L'autre conséquence des racines du mouvement indie est l'austérité du rock proposé. Austérité musicale par réaction aux excès musicaux des années 90 et 80: fin des grosses guitares bien lourdes et viriles, fin (ouf! encore une fois) du synthé, fin de la technorock, fin des rythmes suaves et éffeminés de la new wave, des opéras-rocks. Austérité également du métamusical, de ce qui entoure la musique proprement dite. Looks soignés, mèches de veuchs savamment désorganisées, tenues conventionnées jean-tee-shirt-parfois-veste-noire-de-costard. Pas de couleurs, que du neutre. Le style est propre, simple, hygiéniste. Comme la musique proposée. Comme la société actuelle. Les drogues ne sont plus de tout revendiqués (sauf par pete doherty peut être), les anciens drogués des années précédentes, comme marianne faithful ou keith richards reviennent sur scène après cure de désintox sous les bravos. Topper headon, ex-clash héroïnomane ayant dû quitter le groupe à la demande des autres membres, fait acte de pénitence pour les méfaits de sa prise de drogue pour la vie du groupe. Les songwriters ont abandonné la passion des combats politiques pour des textes plus neutres fondés sur leurs parcours personnels. Si bright eyes a soutenu la candidature kerry en 2004, par exemple, ce ne fut qu'un engagement ponctuel et exceptionnel, rendu nécessaire par la peur d'un nouveau mandat bush. Lorsque sufjan stevens dédie un album au michigan, et consacre une chansons aux anciens mineurs et ouvriers de la région, cela débouche sur des musiques gaies chantant l'amour.
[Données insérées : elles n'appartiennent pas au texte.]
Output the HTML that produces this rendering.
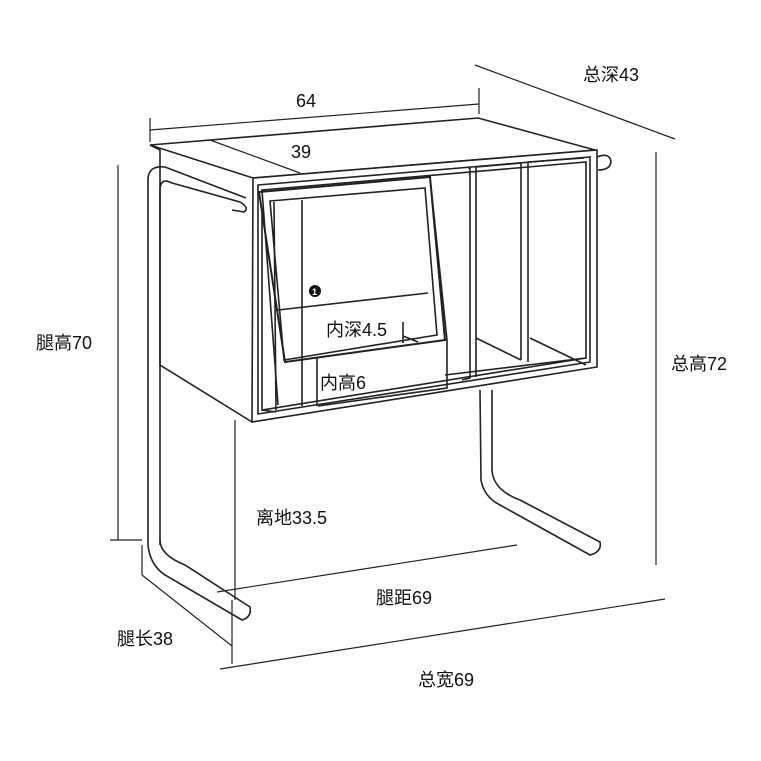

Cependant une fois ce renouveau confortablement assis, le rock déluré, fou-fou, pourrait refaire surface. Les scissor sisters, groupes disco et homosexuel, ressort les costumes à paillettes et la musique joyeusement sex-appealing. Les C.S.S. et leur chanteuse en font de même: combi en latex et simulations d'actes sexuels sur fond de dance-rock endiablé, aux textes moqueurs (la chanson paris hilton a notemment pour refrain : "do you like the beach, bitch?"). Vers un sex, drugs and rock'n'roll adapté à l'hygiénisme de la société? En attendant le rock indie, rock austère par nature, rayonne par ses mélodies très soignées, son excellence technique, ses textes neutres, sa facilité d'accès.